I also thought Claire might see the bus as a fixture of transportation reliability. What is always there when you walk out of school? The school bus line. What isn’t always there when you walk out of school? Your parent (NOTE: We were late or not within sight a total of three times the entire year, but it left a mark).

On her first morning, she trooped up those tall bus steps and never looked back. Even when her driver needed a sub this week and the bus was late at school, Claire was fine. I asked her what they did while they waited. “We just sat together on the grass. Mr. Cody has our names on his clip board, so he called the bus.”

(It’s not hard to make people feel safe. I was surprised by how much it meant to Claire that her bus driver and the school security officer knew her by name and kept track of whether or not she was on the bus.

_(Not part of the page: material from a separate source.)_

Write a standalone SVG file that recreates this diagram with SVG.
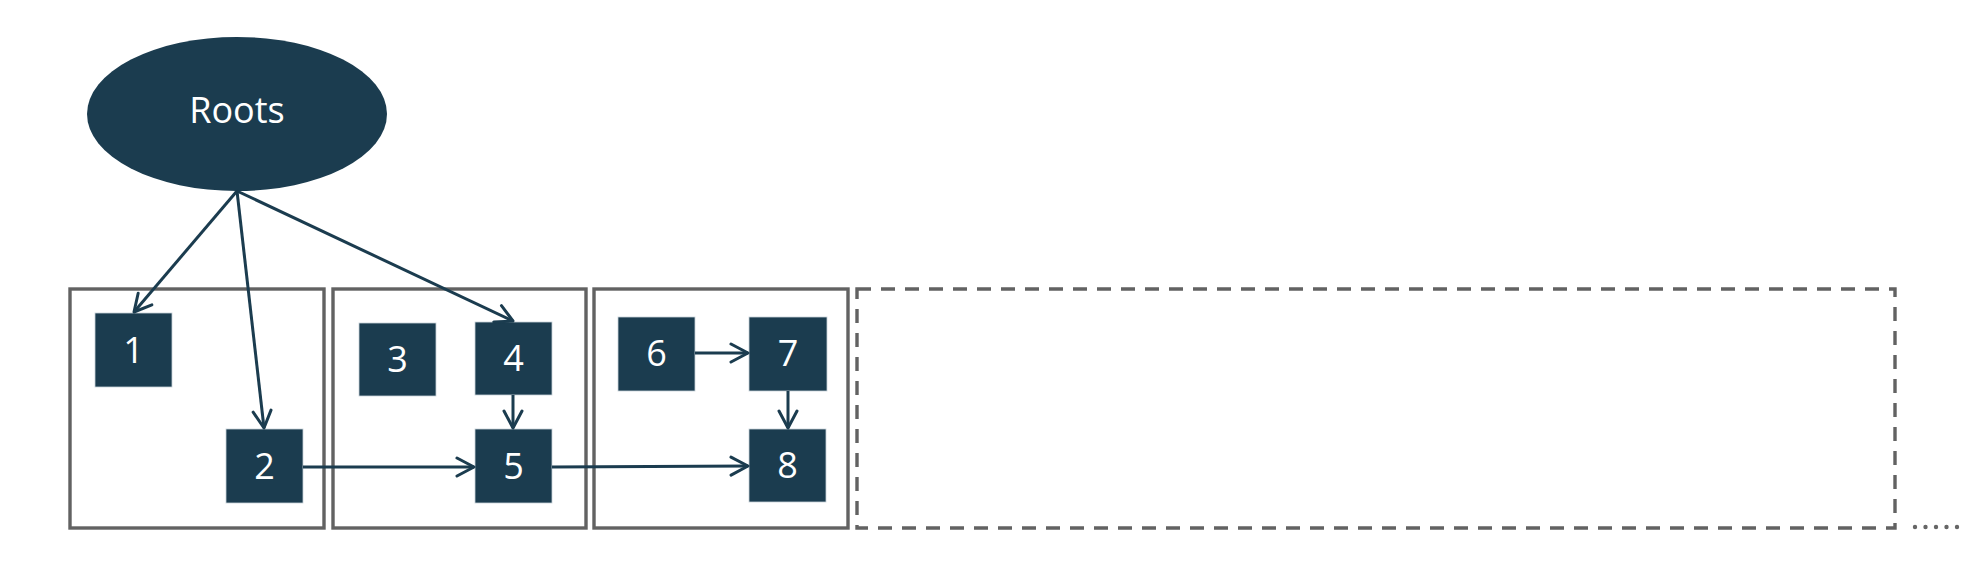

That’s all she needed to feel covered.)

This week I watched her bus driver move a kid to a different seat so that Claire could have the one in the very front. I didn’t ask her to do that, but I was very pleased to see it happen. Can being a public school bus driver be a gift to the world? I think, yes! The bus stop is just a block from our home; from it she can see our van in its parking space. She’s currently working up the bravery to walk home on her own. She’s just waiting for me to get her a key to the front door. (WHAT?!)  And I’m so proud of her. Since she’s started summer school, it’s been like watching her grow-up through that iPhone super speed filter.

What I’m doing, in some ways, is setting her up to not need me. It would have been easier in a lot of ways to drive her to and from summer school. But learning to ride a bus is making her braver. I’ve read stories about New York kids who take the subways to and from dentist appointments in the middle of the school days.The SUBWAY!

What if learning to ride the bus gives Claire a freedom she might not otherwise have? Can I overcome my own fears so that she can enjoy that? I’m not sure either of us has the nerve for her to get her driver’s license. A school bus today could be the city bus tomorrow. She could learn to ride to high school, work maybe. I don’t know what her future looks like. I just don’t want to get in the way. If I truly want her to be brave when facing the world, I probably need to start by being brave myself, which sometimes means doing less so that she can do more.